In a broad sense, the necessary overarching governance policy framework is aimed at achieving two mutually reinforcing objectives:
1. to ensure organisational purpose (its reason for being), its values and the outcomes that must be achieved to fulfil that purpose are expressly and unambiguously defined and specified
2. to prevent or mitigate situations or circumstances that might be incompatible with those values and may compromise the achievement of desired outcomes.
A policy framework to achieve these two objectives should:
- actively embrace and inform—in advance—every decision that must be made anywhere in the organisation
- be formally expressed, visible and accessible in an appropriate form to everyone with delegated decision-making authority
- be comprehensive and coordinated to avoid gaps, overlaps and inconsistencies
- be well supported through active monitoring and review, and through processes such as induction and board and staff training
- be respected and consistently applied, allowing decision-makers to apply a reasonable interpretation of applicable policies 
- be expressed in a format relevant to the objective (desired outcomes should be written prescriptively and constraints, proscriptively). 
When there is policy clarity board chairs have the tool they need to cut off the timewasting meddling and second guessing many board members are otherwise prone to. The only valid point of clarification is whether a delegated decision is policy-consistent.
Historically, board policy frameworks have been documented in a variety of ways:
- board charters
- board policy manuals
- Statements of Intent
- vision and values statements
- strategic and business plans
- instruments of delegated authority
- chief executive contracts and performance agreements
- risk registers.
These tangible manifestations of board policy may inform and even grant authority for delegated decision-making. But they are often messy, fragmented, contradictory and disconnected, rather than part of a visible, accessible, integrated whole. Given regular turnover in board membership it is also doubtful how many boards are fully aware of and understand their own policies. Much of the policy/delegation framework is taken for granted—assumed rather than codified—leading to ambiguity. Missing pieces or gaps are easily overlooked.
Most boards muddle along without this becoming a serious problem—until something goes seriously wrong. Then they find, belatedly, that they do not have a leg to stand on. All boards must ensure that their vital guidance or remote-control framework is in good shape. Until it is, they are more vulnerable than they know.

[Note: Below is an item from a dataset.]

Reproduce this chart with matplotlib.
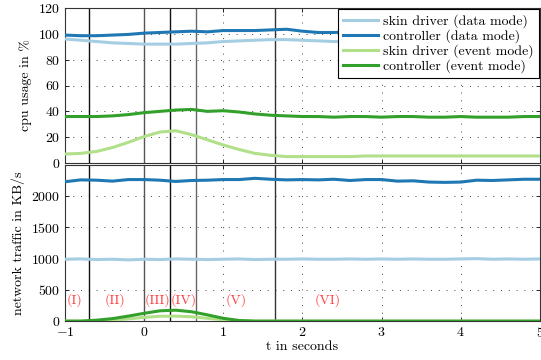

The benefits of effective delegation
In determining their delegations, boards will, ideally, apply the principle of subsidiarity. This proposes that a higher level of authority should not make decisions for a lower level if the lower level was capable of making the decision itself. Unfortunately, boards often hold onto decisions they could delegate to their chief executive. If boards were more respectful of the value of their own time—and more effective policymakers—they would not get drawn into decisions where chief executive and staff are far better placed to make the necessary judgements.  In those cases, a board not only diverts its attention from matters it should be dealing with but can also detract from rather than improve the quality of the decision.
An effective policy/delegation framework allows a board to influence everything that is important (including non-financial objectives) without feeling obligated to make any but a very few detailed decisions itself. Instead of getting bogged down in routine or even out-of-the-ordinary operational matters, an effective delegation system gives the board time and bandwidth to attend thoroughly to matters that properly justify not only its own time and attention but that of senior management. For example:
- It frees up time directors need to develop their thinking on the very policies and delegations that would make specific board approvals unnecessary.
- Not having to wait for board approval gives a chief executive the chance to make timely (and effective) responses to changes in an organisation’s operating environment.
- It reduces the risk of the board becoming a party to detailed operational decisions, undermining its ability to hold its chief executive accountable. If the board is implicated in operational decisions, where does responsibility lie?
- The board is forced away from the distraction of low-level management matters to concentrate instead on defining and proscribing situations or circumstances that could undermine the achievement of desirable ends.
- There will be fewer random, even inconsistent, one-off board decisions of the kind that make policy/project/programme evaluation difficult and that hold back organisational learning.
- When board policies establish the criteria for approval of staff plans and proposals, it improves the sequencing of decisions (e.g. from general to specific; abstract to particular; problem definition to solution; and policy to decision). This ensures that the decision ‘cart’ is attached to the policy ‘horse’, not the other way around.
When a board delegates its authority to its chief executive, it creates the foundation for a clearly defined decision-making and accountability framework that can ripple out through the whole organisation. This creates a basis for performance monitoring and ensures that all parts of the organisation are aligned in pursuit of a clearly defined vision of success. 
Boards have two choices in relation to delegation: to delegate effectively—or not. The cost of the latter option to both board and management is considerable, mostly because the board is not focused on its own job and is not doing it in a timely manner.
To be effective, the board must do its job first.
(1) Exceptions to this rule relate to the few major decisions reserved to general meetings of shareholders or their equivalent
(2) We acknowledge that some boards also determine the allocation of decision-making rights at the lower levels. We advise against that in most cases. Even if a chief executive approves this, it is effectively an exercise of the board’s judgement about which of the chief executive’s employees are suitable recipients of decision-making authority. This inherently weakens the board’s ability to hold the chief executive accountable for the exercise of that authority.
(4) A ‘classic’ of this kind is the circumvention of a board-set expenditure limit by breaking the true cost of a transaction into smaller components (ie, the equivalent of purchasing a vehicle by its parts rather than the fully assembled whole).
(5) When a policy prescribes how a result is to be achieved it is an instruction rather than a delegation. A delegation inherently leaves room for judgement and interpretation as to how best to apply it.
(6) Many boards resist expressing delegations in proscriptive (ie, limitation) form, usually because they mistakenly believe that positive language is more empowering. Empowerment is important but from the board’s perspective, it must also be conditional. One of our client boards (of a major charity) wanted to empower its chief executive to the max but matched this with limitation policies that also gave it control where that was important. For example, one of its limitation policies was that “The Chief Executive must not commit or allow expenditure that is inconsistent with the purpose for which funds were raised”.
(7) An interesting example was shared at the recent Australian Institute of Corporate Directors annual conference. The chair of the Westpac bank board, John McFarlane, recalled an occasion when the board was asked to decide on a $300m contract renewal. When asked why, the chief executive told the board he only had authority to spend $70m — so the board increased the limit to $300m.
(8) For a more comprehensive discussion of the importance of decision-making rights to organisational performance, see Tiffany McDowell and David Mallon, Getting decision rights right. Deloitte Insights.